SHORT PROBLEM: Leaving out the pictures, retype the lines from the beginning of the listing through the line containing "plt.rcParams['axes.unicode_minus'] = False".

+===+

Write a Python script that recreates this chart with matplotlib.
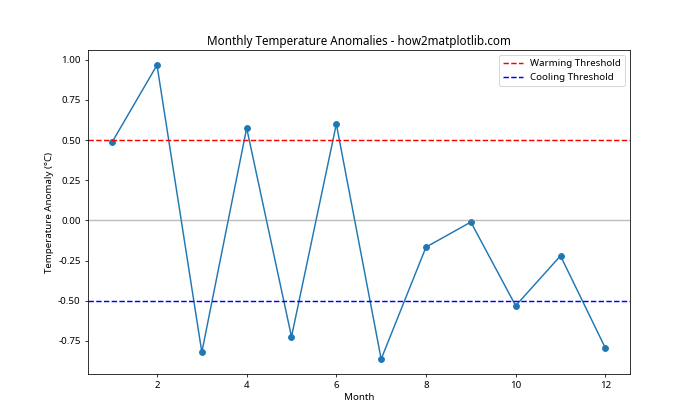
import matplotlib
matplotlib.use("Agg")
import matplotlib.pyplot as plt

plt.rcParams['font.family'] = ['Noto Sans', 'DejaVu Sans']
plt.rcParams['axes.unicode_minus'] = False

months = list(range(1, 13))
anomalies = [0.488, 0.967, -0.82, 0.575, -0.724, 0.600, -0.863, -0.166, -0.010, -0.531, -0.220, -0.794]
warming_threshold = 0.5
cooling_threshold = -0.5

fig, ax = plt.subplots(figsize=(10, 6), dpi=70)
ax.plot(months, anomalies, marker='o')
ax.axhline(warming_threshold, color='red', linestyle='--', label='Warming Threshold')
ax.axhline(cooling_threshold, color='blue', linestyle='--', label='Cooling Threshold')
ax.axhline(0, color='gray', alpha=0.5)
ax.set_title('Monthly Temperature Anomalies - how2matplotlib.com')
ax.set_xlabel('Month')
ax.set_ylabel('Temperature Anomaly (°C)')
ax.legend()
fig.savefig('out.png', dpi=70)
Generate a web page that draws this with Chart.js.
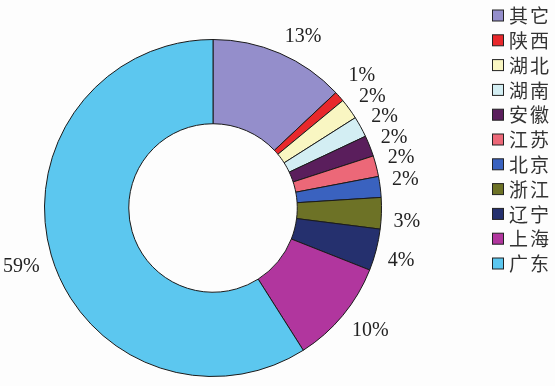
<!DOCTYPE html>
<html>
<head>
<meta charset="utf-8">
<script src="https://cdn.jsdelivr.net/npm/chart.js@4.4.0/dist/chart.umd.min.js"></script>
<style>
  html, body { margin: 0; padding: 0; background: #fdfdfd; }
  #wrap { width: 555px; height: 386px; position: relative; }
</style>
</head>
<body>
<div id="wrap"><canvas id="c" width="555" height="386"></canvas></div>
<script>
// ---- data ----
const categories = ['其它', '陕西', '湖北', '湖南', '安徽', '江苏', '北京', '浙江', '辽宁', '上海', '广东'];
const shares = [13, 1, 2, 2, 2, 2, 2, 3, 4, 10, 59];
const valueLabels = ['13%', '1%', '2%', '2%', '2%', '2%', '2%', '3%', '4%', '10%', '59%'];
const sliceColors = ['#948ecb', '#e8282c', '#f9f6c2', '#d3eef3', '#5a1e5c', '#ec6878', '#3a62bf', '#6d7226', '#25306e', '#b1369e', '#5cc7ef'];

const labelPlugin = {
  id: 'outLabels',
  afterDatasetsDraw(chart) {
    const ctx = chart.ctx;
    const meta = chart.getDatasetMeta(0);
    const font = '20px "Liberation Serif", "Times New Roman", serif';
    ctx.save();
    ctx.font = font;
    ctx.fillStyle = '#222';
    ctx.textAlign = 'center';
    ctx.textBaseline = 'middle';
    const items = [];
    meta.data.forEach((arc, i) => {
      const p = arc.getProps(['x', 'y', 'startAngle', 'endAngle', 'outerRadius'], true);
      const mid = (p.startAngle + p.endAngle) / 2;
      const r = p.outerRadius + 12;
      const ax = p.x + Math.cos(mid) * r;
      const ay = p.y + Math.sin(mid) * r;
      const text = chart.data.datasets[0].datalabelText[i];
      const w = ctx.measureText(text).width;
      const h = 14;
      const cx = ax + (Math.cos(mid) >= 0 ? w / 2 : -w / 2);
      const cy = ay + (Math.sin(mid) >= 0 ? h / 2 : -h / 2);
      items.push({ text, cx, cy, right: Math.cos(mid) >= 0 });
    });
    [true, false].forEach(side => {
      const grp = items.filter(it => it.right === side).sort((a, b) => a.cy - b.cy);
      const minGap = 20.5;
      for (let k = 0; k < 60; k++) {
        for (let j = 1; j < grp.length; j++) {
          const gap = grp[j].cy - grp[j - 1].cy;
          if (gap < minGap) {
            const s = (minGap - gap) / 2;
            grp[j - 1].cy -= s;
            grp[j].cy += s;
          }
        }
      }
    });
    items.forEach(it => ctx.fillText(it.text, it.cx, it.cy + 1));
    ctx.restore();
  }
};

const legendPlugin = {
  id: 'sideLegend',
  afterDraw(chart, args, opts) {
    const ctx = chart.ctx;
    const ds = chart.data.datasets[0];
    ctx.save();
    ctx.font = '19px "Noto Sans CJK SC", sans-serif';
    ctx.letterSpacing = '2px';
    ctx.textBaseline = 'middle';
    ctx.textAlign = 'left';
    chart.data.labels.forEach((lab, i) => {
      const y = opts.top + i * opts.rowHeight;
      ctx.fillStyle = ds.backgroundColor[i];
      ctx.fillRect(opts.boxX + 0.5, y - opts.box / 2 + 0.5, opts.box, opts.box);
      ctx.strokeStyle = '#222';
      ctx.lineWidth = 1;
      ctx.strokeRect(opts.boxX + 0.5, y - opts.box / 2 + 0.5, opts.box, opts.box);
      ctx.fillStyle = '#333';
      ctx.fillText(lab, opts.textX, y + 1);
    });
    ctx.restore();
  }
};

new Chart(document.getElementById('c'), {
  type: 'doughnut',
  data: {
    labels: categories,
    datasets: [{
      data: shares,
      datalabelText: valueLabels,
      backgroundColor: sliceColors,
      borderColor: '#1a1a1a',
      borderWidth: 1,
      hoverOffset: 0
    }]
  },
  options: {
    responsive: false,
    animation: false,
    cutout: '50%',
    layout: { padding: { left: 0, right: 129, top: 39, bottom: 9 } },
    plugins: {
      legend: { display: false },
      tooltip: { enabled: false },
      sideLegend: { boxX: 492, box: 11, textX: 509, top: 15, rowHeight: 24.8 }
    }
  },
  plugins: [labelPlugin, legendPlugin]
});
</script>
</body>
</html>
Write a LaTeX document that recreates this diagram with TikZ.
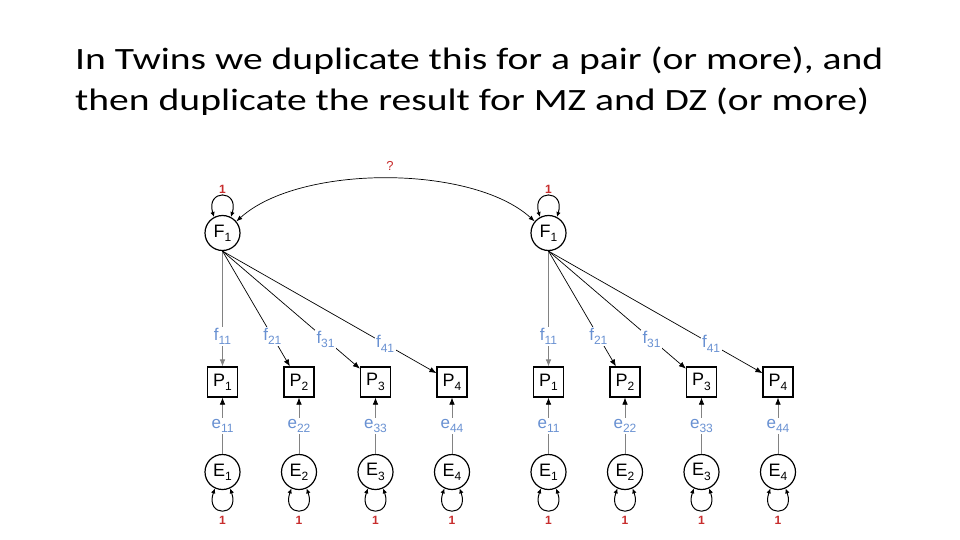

+===+

ANSWER FOR THE TASK:
Write a Python script that recreates this chart with matplotlib.
import matplotlib
matplotlib.use("Agg")
import matplotlib.pyplot as plt

plt.rcParams['font.family'] = ['Noto Sans', 'DejaVu Sans']
plt.rcParams['axes.unicode_minus'] = False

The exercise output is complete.